Interdependence

Sometimes my blogs here get a little esoteric but bear with me.

I just finished a wide ranging review of the NB economy over ten years.  I can’t share the data here – or my client might not cut me a cheque but there was one interesting stat I will share.

As we have talked about before, government spending has been rising faster than private economy spending by 2-3 times – depending on how far back you go.  As far back as the latter 1990s, government spending has been triple the rate of inflation and well over double the rate of GDP growth.

Common sense (and basic math) tells us that can’t continue forever.  At that rate of growth by about 2100 there would be no private economy left (impossible because of Laffer).   But was it a bad thing that government sector outspent the private sector for the past 15 years by a wide margin?

If you drill down much of the surplus revenue came from energy royalties and GST/PST increases.  That money was doled out to places like New Brunswick and spent.  There was a little debt reduction but very little.  Most of it went to fund 5,000 new positions in public administration, health care and education as well as to public capital spending.  There were some tax cuts but they were marginal.

So, let’s say the government back in 1995 said we are going to cap public spending at the rate of inflation.  Sounds reasonable given that the population was about to stagnate and drop into decline.  All that excess money would be put back into the hands of NBers and we would faithfully save it into our RRSPs.

And then the Wall Street boys would fritter it away by hiding the risk associated with over inflated U.S. housing prices and causing a massive stock market crash that lingers until today.  My very small RRSP holdings are lower now then they were nine years ago.

My point is at least this way we have new hospitals and nurses.   I guess this is the esoteric part – would tax cuts have stimlated private economic growth or attracted people and investment here?  Or was the government wise to just plough our share of Alberta oil revenues into health care?  Is our health care system 80% better today than 10 years ago because of the 80 % increase in spending?

I come down on the middle of this – maybe a good New Brunswick waffle – but I think we need to have proper investment by government in public infrastructure, the social safety net and hopefully economic development but I think there should be some logic to the spending.
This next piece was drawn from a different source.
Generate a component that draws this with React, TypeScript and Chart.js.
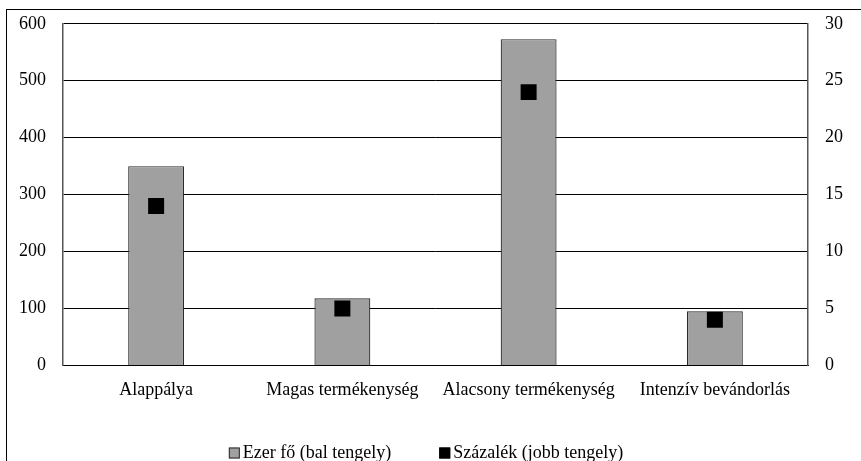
import React, { useEffect, useRef } from "react";
import { Chart, registerables } from "chart.js";

Chart.register(...registerables);

const categories = ["Alappálya", "Magas termékenység", "Alacsony termékenység", "Intenzív bevándorlás"];
const ezerFo = [350, 118, 573, 95];
const szazalek = [14, 5, 24, 4];
const leftTicks = [0, 100, 200, 300, 400, 500, 600];
const rightTicks = [0, 5, 10, 15, 20, 25, 30];

const FONT = "'Liberation Serif', 'DejaVu Serif', serif";
const FSIZE = 18;

const legendPlugin = {
  id: "customLegend",
  afterDraw(chart: any) {
    const ctx = chart.ctx;
    ctx.save();
    ctx.font = `${FSIZE}px ${FONT}`;
    ctx.textBaseline = "middle";
    ctx.fillStyle = "#000";
    const items = [...chart.data.datasets].reverse().map((d: any) => ({
      text: d.label,
      fill: d.backgroundColor,
      stroke: d.type === "bar" ? d.borderColor : d.backgroundColor,
    }));
    const box = 11, gap = 3, spacing = 48;
    const widths = items.map((it: any) => box + gap + ctx.measureText(it.text).width);
    const total = widths.reduce((a: number, b: number) => a + b, 0) + spacing * (items.length - 1);
    let x = 426 - total / 2;
    const y = chart.height - 8;
    items.forEach((it: any, i: number) => {
      ctx.fillStyle = it.fill;
      ctx.fillRect(x, y - box / 2, box, box);
      ctx.strokeStyle = it.stroke;
      ctx.lineWidth = 1;
      ctx.strokeRect(x + 0.5, y - box / 2 + 0.5, box - 1, box - 1);
      ctx.fillStyle = "#000";
      ctx.textAlign = "left";
      ctx.fillText(it.text, x + box + gap, y);
      x += widths[i] + spacing;
    });
    ctx.restore();
  },
};

export default function App() {
  const ref = useRef<HTMLCanvasElement | null>(null);
  useEffect(() => {
    if (!ref.current) return;
    const chart = new Chart(ref.current, {
      type: "bar",
      data: {
        labels: categories,
        datasets: [
          {
            type: "line",
            label: "Százalék (jobb tengely)",
            data: szazalek,
            yAxisID: "y1",
            showLine: false,
            pointStyle: "rect",
            pointRadius: 11.3,
            pointHoverRadius: 11.3,
            backgroundColor: "#000000",
            borderColor: "#000000",
            borderWidth: 0,
            order: 0,
          } as any,
          {
            type: "bar",
            label: "Ezer fő (bal tengely)",
            data: ezerFo,
            yAxisID: "y",
            backgroundColor: "#a0a0a0",
            borderColor: "#2a2a2a",
            borderWidth: 1.2,
            borderSkipped: "start",
            barPercentage: 0.3,
            categoryPercentage: 1,
            order: 1,
          },
        ],
      },
      plugins: [legendPlugin],
      options: {
        animation: false,
        responsive: false,
        maintainAspectRatio: false,
        layout: { padding: { left: 2, right: 1, top: 10, bottom: 46 } },
        plugins: {
          tooltip: { enabled: false },
          legend: { display: false },
        },
        scales: {
          x: {
            grid: { display: false, drawTicks: false },
            border: { display: true, color: "#000", width: 1 },
            ticks: { color: "#000", font: { family: FONT, size: FSIZE }, padding: 14, maxRotation: 0 },
          },
          y: {
            position: "left",
            min: 0,
            max: 600,
            afterBuildTicks: (axis: any) => { axis.ticks = leftTicks.map((v) => ({ value: v })); },
            grid: { color: "#000", lineWidth: 1, drawTicks: false },
            border: { display: true, color: "#555", width: 1.5 },
            ticks: { color: "#000", font: { family: FONT, size: FSIZE }, padding: 17 },
          },
          y1: {
            position: "right",
            min: 0,
            max: 30,
            afterBuildTicks: (axis: any) => { axis.ticks = rightTicks.map((v) => ({ value: v })); },
            grid: { display: false, drawTicks: false },
            border: { display: true, color: "#555", width: 1.5 },
            ticks: { color: "#000", font: { family: FONT, size: FSIZE }, padding: 17 },
          },
        },
      },
    });
    return () => chart.destroy();
  }, []);
  return (
    <div style={{ position: "fixed", left: 0, top: 0, width: 861, height: 461, overflow: "hidden", background: "#fff" }}>
      <div style={{ position: "absolute", left: 6, top: 9, width: 900, height: 500, border: "1px solid #000" }} />
      <canvas ref={ref} width={861} height={465} style={{ position: "absolute", left: 0, top: -4, width: 861, height: 465 }} />
    </div>
  );
}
The problem with blowing up the health care budget by 80% and thousands of new jobs with a stagnant population is that people now expect this rate of growth.  It’s going to be hard to reign in spending over the next 5-10 years.  Maybe we should have spent more time thinking about how to reform the system while the dough was pouring in.  Now it becomes harder because the funds that could have been used to change the system (say through upfront capital spending on technology) will not be there.

Enough rambling for now but I think Chris Baker is right (see previous post comment) about applying logic to government spending and, now, spending restraint.
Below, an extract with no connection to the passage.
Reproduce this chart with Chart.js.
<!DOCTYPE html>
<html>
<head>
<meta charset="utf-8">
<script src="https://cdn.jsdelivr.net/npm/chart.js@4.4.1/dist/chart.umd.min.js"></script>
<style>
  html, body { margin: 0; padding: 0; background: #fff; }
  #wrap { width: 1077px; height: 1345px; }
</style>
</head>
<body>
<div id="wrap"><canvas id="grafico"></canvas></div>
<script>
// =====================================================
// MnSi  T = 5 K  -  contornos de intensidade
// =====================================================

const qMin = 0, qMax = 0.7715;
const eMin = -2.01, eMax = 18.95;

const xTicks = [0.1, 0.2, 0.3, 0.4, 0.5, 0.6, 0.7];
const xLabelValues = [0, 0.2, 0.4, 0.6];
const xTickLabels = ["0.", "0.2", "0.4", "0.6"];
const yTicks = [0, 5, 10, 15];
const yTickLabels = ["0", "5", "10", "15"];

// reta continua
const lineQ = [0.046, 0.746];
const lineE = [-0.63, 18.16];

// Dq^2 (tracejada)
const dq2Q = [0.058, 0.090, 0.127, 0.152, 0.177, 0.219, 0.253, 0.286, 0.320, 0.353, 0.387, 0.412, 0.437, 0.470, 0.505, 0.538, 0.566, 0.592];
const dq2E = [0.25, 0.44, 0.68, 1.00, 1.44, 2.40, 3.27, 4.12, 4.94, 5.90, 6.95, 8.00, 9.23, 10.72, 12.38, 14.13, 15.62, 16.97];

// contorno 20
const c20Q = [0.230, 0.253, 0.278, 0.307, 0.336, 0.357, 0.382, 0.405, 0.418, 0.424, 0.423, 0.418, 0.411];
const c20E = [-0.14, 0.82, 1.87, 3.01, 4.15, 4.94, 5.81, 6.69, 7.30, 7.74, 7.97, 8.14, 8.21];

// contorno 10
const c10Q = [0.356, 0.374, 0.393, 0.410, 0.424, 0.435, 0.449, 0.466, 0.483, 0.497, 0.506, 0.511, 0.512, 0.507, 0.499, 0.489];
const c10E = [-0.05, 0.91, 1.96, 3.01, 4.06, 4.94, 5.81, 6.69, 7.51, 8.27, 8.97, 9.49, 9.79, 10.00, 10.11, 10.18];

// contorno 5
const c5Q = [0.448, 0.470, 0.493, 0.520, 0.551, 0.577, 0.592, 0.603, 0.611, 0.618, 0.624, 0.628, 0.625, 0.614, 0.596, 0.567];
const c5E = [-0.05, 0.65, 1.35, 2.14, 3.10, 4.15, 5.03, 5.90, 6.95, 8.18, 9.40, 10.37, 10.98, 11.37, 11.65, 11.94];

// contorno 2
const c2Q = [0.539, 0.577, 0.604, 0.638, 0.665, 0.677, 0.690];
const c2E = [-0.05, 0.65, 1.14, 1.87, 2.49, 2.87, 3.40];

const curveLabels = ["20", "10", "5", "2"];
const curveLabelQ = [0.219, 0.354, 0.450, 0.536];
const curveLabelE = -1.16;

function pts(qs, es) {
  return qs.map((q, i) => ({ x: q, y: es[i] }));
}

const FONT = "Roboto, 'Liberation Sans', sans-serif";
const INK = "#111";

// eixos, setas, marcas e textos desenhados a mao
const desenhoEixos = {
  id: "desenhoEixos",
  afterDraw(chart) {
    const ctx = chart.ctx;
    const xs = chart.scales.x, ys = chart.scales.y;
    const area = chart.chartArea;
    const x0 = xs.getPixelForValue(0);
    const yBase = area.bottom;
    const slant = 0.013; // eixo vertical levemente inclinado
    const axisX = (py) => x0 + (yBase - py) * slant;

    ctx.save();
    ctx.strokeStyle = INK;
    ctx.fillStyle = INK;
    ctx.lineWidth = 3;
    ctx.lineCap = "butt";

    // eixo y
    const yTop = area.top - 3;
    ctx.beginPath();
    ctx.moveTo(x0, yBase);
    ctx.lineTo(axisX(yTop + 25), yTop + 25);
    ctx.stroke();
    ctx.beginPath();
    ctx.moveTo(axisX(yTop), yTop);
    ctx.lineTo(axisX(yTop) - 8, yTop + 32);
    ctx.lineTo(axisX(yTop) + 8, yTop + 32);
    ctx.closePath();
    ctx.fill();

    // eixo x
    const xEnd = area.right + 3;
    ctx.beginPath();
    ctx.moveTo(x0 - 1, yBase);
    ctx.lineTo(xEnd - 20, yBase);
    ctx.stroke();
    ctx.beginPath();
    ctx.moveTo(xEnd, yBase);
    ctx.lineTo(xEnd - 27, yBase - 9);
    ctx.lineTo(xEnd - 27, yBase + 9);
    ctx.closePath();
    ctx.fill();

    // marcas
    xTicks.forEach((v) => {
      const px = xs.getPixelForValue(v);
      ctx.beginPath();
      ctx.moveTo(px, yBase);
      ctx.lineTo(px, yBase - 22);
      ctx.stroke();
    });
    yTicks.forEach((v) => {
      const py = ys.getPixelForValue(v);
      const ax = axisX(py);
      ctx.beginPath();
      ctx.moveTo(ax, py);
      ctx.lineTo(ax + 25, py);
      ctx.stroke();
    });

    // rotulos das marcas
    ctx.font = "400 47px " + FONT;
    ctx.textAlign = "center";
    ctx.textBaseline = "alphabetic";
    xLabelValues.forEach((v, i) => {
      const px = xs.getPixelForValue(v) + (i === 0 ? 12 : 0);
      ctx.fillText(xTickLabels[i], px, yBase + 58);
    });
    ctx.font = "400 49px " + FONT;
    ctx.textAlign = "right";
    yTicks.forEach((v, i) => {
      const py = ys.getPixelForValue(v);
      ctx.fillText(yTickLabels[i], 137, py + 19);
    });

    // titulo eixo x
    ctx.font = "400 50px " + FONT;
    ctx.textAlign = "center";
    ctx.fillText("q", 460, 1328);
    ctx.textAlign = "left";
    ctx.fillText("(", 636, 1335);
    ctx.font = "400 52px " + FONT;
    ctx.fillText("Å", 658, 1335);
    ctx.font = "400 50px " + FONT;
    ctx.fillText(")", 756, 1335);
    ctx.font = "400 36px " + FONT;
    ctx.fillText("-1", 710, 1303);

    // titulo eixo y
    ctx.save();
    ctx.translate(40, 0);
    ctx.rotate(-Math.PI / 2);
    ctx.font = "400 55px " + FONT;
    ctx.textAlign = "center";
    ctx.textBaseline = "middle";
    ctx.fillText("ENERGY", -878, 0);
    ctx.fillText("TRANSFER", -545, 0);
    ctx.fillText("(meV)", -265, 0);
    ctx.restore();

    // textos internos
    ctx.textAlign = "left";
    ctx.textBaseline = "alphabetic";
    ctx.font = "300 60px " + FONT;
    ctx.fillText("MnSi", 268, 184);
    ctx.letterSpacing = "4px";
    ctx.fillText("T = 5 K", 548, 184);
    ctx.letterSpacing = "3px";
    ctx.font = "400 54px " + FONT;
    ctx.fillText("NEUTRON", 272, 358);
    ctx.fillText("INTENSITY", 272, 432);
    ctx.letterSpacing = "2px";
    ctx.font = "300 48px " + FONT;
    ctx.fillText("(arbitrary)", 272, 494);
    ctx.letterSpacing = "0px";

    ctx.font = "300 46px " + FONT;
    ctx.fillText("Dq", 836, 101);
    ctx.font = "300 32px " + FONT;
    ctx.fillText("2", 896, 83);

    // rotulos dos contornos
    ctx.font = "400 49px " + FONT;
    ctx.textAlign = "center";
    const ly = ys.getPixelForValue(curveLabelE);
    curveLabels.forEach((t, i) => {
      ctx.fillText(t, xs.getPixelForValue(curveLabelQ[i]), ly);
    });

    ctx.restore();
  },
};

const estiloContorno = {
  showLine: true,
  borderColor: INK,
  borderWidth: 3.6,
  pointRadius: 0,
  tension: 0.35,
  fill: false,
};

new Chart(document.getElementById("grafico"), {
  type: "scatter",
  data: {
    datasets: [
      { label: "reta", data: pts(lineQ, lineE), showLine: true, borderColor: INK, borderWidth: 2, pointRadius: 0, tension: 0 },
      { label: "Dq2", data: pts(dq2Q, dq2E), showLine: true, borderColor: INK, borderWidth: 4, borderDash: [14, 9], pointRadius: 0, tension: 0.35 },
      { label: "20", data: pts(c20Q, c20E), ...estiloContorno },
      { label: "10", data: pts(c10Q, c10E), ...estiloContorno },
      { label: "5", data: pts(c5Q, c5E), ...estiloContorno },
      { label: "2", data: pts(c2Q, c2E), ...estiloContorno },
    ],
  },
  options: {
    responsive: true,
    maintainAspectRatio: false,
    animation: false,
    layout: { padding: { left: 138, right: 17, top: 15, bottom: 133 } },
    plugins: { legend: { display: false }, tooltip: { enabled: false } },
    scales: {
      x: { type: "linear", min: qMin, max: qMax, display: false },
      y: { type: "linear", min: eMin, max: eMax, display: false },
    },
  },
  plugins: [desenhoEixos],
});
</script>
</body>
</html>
2 thoughts on “Interdependence

  1. > Is our health care system 80% better today than 10 years ago because of the 80 % increase in spending?

    Probably. When I arrived here 10 years ago it was pretty bad. I couldn’t get a doctor, there weren’t clinics, the hospitals were like third world facilities.

    It took a while for things to get going, but we’re now to the point where we actually have some modern facilities, people can get doctors, and there are numerous walk-in clinics (well, not quite ‘walk-in’, because *nobody* in this province ever leaves the province to see how it’s done better elsewhere).

    I’m not sure there’s an 80 percent improvement in any particular statistic, though. Specialists are still playing games with waiting lists (oh, no, no appointments… we’ll call YOU). Clinics and hospitals are still using paper records. There are shortages in staff – Dumont blood testing is normally very efficient, for example, but if just one person is out, there’s no back-up, and it bogs down.

    That’s the thing with statistics – they don’t always report what you think they report, and very small things can make very large differences (and mask, in this case, a lot of improvement).

    That said…

    > I think there should be some logic to the spending.

    Well, who could deny that?

    The question is – what logic? The logic that protects entrenched business interests, allows people to keep doing favours for people, and says “oh well, there’s no growth, just cut spending?”

    Or, maybe something better?

  2. ” As far back as the latter 1990s, government spending has been triple the rate of inflation and well over double the rate of GDP growth.”

    Nationally, the share of GDP spent on health has risen from around 7% in the 1970s to about 10% now. That seems to be largely the result of drug costs, rather than infrastructure spending. There were a series of years in the late 80s and early 90s when health spending was suppressed; the resulting outcry has resulted in more dollars being spent on infrastructure but that seems like more of a rebound than a real change. Is the situation in NB that much different? CIHI data suggest that in NB spending was below inflation in the late eighties to early nineties – what goes around, comes around.

    When comparing spending rates to inflation and GDP, you have to take a very long timeline due to the nature of the system. Otherwise you get a distorted picture. When healthcare spending is increased to account for more costly drugs and a delayed replacement of facilities, and the economy dips, you can get a picture of spending re GDP that is out-of-whack. In NB, we have a decade or so of poor growth; if that continues then we are going to have some hard choices.

    You are correct that these sorts of increases are not sustainable in the long run. NBers get a false picture of finances due to the incoming transfer payments. We need more reminders re the differences between what we pay in taxes and what we receive in services.